Buenos Aires, the harbor city situated on the enormous delta of the Rio de Plata, has a population of around 3 million. The area around the city is roughly 13 million of Argentina’s 40 million. Thus, it gave us a wider look at life in Buenos Aires when we went about an hour out of the city to visit a factory. It was an easy hour on an expressway, until we got to an industrial district for our visit.
The company smelled good—Saporiti manufactures flavors and colors for food manufacturers. Today, chocolate was one of the flavors being produced, and as a chocoholic, I was ecstatic. Founded in 1927, Saporiti’s current CEO is 3rd generation, who left a profession as an MD to take over the family business, and discussed some of the carryover between the two types of jobs. With 130 employees, $70 million in sales, and branches in a number of Latin American countries from Mexico to here, the owner discussed his plans for expansion, which included a look at the substantial Hispanic market in the United States. He did note, however, that as a mid-sized company, he was limited in his ability to supply a vendor like Coca-Cola, which demands similar taste around the world. He stated that he was able to supply some niche products to big brands (I thought he mentioned a yellow cola, Inca Cola, in Peru). The most interesting thing I learned from this manufacturer (surprisingly, manufacturing employs just over 20 per cent of the work force, while agriculture, a big exporter, employs 5%) was that one of his efforts to create business, if not competitive advantage, is moving downstream. He will work with a manufacturer to create a new flavor, and (for a fee?) not sell it to others in the same product category, providing research and development assistance to the small and medium sized companies he serves. In addition, he will provide his expertise to his clients purchase the right machinery. Forecasting has got to be a great challenge since he has no “captive” audience; it’s difficult to get new business, but he said if the manufacturer is satisfied, he seldom changes supplier—too much risk of a “different” taste. Some of his ingredients take 2 or 3 months enroute (cocoa comes from Africa) further muddying his ability to manage supply and demand. As he pointed out, he has a large warehouse to anticipate demand.

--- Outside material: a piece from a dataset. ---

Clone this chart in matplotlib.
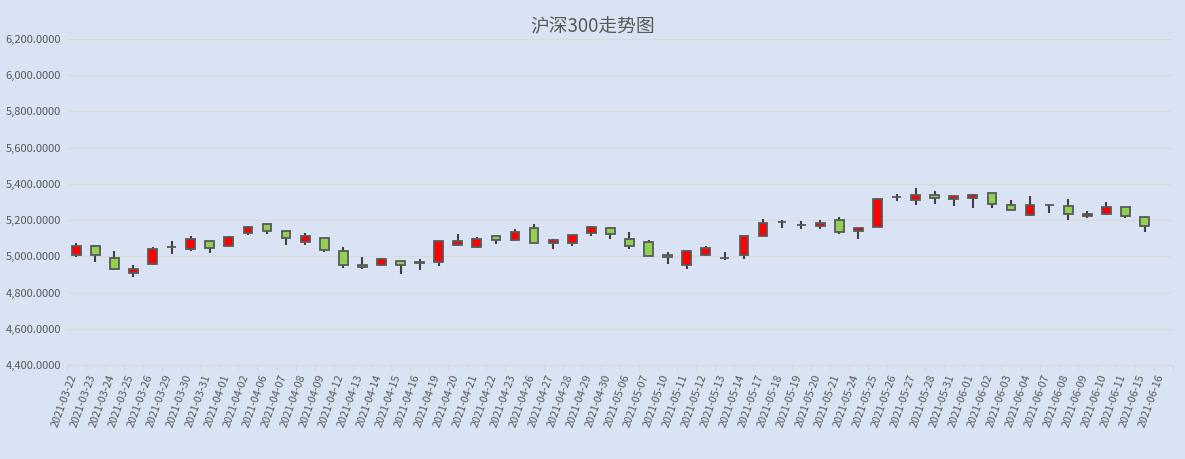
import matplotlib.pyplot as plt, numpy as np
from matplotlib.ticker import FuncFormatter, FixedLocator

plt.rcParams['font.family'] = ['Noto Sans CJK SC', 'DejaVu Sans']

# dados
dates = ['2021-03-22', '2021-03-23', '2021-03-24', '2021-03-25', '2021-03-26', '2021-03-29',
         '2021-03-30', '2021-03-31', '2021-04-01', '2021-04-02', '2021-04-06', '2021-04-07',
         '2021-04-08', '2021-04-09', '2021-04-12', '2021-04-13', '2021-04-14', '2021-04-15',
         '2021-04-16', '2021-04-19', '2021-04-20', '2021-04-21', '2021-04-22', '2021-04-23',
         '2021-04-26', '2021-04-27', '2021-04-28', '2021-04-29', '2021-04-30', '2021-05-06',
         '2021-05-07', '2021-05-10', '2021-05-11', '2021-05-12', '2021-05-13', '2021-05-14',
         '2021-05-17', '2021-05-18', '2021-05-19', '2021-05-20', '2021-05-21', '2021-05-24',
         '2021-05-25', '2021-05-26', '2021-05-27', '2021-05-28', '2021-05-31', '2021-06-01',
         '2021-06-02', '2021-06-03', '2021-06-04', '2021-06-07', '2021-06-08', '2021-06-09',
         '2021-06-10', '2021-06-11', '2021-06-15', '2021-06-16']
nan = np.nan
opens = [5009, 5059, 4989, 4906, 4955, 5049, 5041, 5086, 5058, 5128,
         5178, 5141, 5079, 5103, 5027, 4951, 4951, 4973, 4965, 4968,
         5063, 5054, 5113, 5090, 5157, 5076, 5076, 5130, 5157, 5098,
         5077, 5005, 4954, 5005, 4990, 5009, 5115, 5187, 5171, 5170,
         5203, 5142, 5162, 5325, 5311, 5339, 5317, 5322, 5350, 5283,
         5228, 5283, 5278, 5222, 5233, 5272, 5217, nan]
closes = [5059, 5009, 4930, 4930, 5038, 5051, 5097, 5047, 5108, 5162,
          5139, 5101, 5113, 5036, 4950, 4939, 4984, 4951, 4967, 5086,
          5086, 5097, 5090, 5135, 5076, 5092, 5119, 5162, 5124, 5059,
          5000, 4994, 5027, 5044, 4992, 5110, 5186, 5189, 5173, 5186,
          5137, 5159, 5318, 5327, 5339, 5322, 5333, 5339, 5289, 5256,
          5283, 5281, 5233, 5233, 5272, 5222, 5167, nan]
highs = [5072, 5065, 5027, 4951, 5054, 5086, 5110, 5087, 5115, 5169,
         5179, 5141, 5130, 5103, 5049, 4995, 4989, 4973, 4984, 5087,
         5121, 5108, 5119, 5151, 5178, 5097, 5119, 5169, 5162, 5136,
         5091, 5022, 5035, 5055, 5022, 5115, 5208, 5203, 5195, 5201,
         5219, 5159, 5323, 5345, 5378, 5361, 5333, 5344, 5350, 5311,
         5333, 5283, 5317, 5250, 5300, 5272, 5222, nan]
lows = [4998, 4968, 4924, 4885, 4953, 5011, 5031, 5016, 5058, 5117,
        5122, 5063, 5063, 5022, 4933, 4928, 4946, 4903, 4924, 4946,
        5058, 5047, 5068, 5085, 5076, 5043, 5058, 5113, 5097, 5038,
        5000, 4956, 4929, 5000, 4978, 4984, 5115, 5159, 5153, 5153,
        5126, 5093, 5162, 5306, 5281, 5289, 5278, 5267, 5267, 5256,
        5222, 5239, 5200, 5211, 5228, 5211, 5133, nan]
y_ticks = [4400, 4600, 4800, 5000, 5200, 5400, 5600, 5800, 6000, 6200]

bg = '#DAE3F3'
grid_c = '#D9D9D9'
txt_c = '#595959'

o = np.array(opens, float); c = np.array(closes, float)
h = np.array(highs, float); l = np.array(lows, float)
x = np.arange(len(dates))
ok = ~np.isnan(o)
up = ok & (c >= o)
down = ok & (c < o)

fig = plt.figure(figsize=(11.85, 4.59), dpi=100, facecolor=bg)
ax = fig.add_axes([0.0563, 0.2048, 0.9337, 0.7102], facecolor=bg)

# pavios
ax.vlines(x[ok], l[ok], h[ok], color='#404040', linewidth=1.5, zorder=2)

# corpos
w = 0.46
body_b = np.minimum(o, c)
body_h = np.maximum(np.abs(c - o), 1.0)
ax.bar(x[up], body_h[up], w, bottom=body_b[up], color='#FF0000',
       edgecolor='#595959', linewidth=1.3, zorder=3)
ax.bar(x[down], body_h[down], w, bottom=body_b[down], color='#92D050',
       edgecolor='#595959', linewidth=1.3, zorder=3)

ax.set_xlim(-0.5, len(dates) - 0.5)
ax.set_ylim(4400, 6200)
ax.set_yticks(y_ticks)
ax.yaxis.set_major_formatter(FuncFormatter(lambda v, p: f'{v:,.4f}'))
ax.grid(axis='y', color=grid_c, linewidth=0.9, zorder=0)
ax.set_axisbelow(True)

ax.set_xticks(x + 0.12)
ax.set_xticklabels(dates, rotation=70, ha='right')
ax.xaxis.set_minor_locator(FixedLocator(np.arange(-0.5, len(dates), 1.0)))
ax.tick_params(axis='x', which='major', length=0, pad=6, labelsize=7.8, colors=txt_c)
ax.tick_params(axis='x', which='minor', length=4, color=grid_c, width=0.9)
ax.tick_params(axis='y', length=0, pad=4, labelsize=8, colors=txt_c)

for s in ['top', 'right', 'left']:
    ax.spines[s].set_visible(False)
ax.spines['bottom'].set_color(grid_c)
ax.spines['bottom'].set_linewidth(0.9)

fig.text(0.5, 0.942, '沪深300走势图', ha='center', va='center', fontsize=13.5, color=txt_c)

fig.savefig('out.png', dpi=100, facecolor=bg)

The second business was a service business that exemplified the flat world. It was an advertising agency that stressed its ability to deliver creative services globally. One ad they showed us found a market in Canada, the United States, and Thailand, for example, proving, as one CEO I met in India in 2001 pointed out, the right business can be headquartered anywhere. The two entrepreneurs who integrated their production company forward, adding an advertising agency, were passionate in their presentation about their creative abilities, and some of the spots they showed us certainly demonstrated that they’d taken a lot of film-making skills and added them to the world of marketing. My favorite was a coffee ad with a hand coming out of the coffee cup slapping someone awake. I did not need it for their presentation!
It really hit me as we drove through their neighborhood looking at wonderfully solid homes of the rich (their office was a converted one-family many-room mansion that still had some elegant touches) that we were in the southern hemisphere. As I looked up the street, I saw a beautiful sugar maple that was orange and red, rather like the one outside my home in Bloomington—in late October. Here, 31 degrees south of the equator, it is climatologically mid-November. If you love fall (and I do) you might consider moving to the southern hemisphere when it’s spring up North—if that’s not too confusing!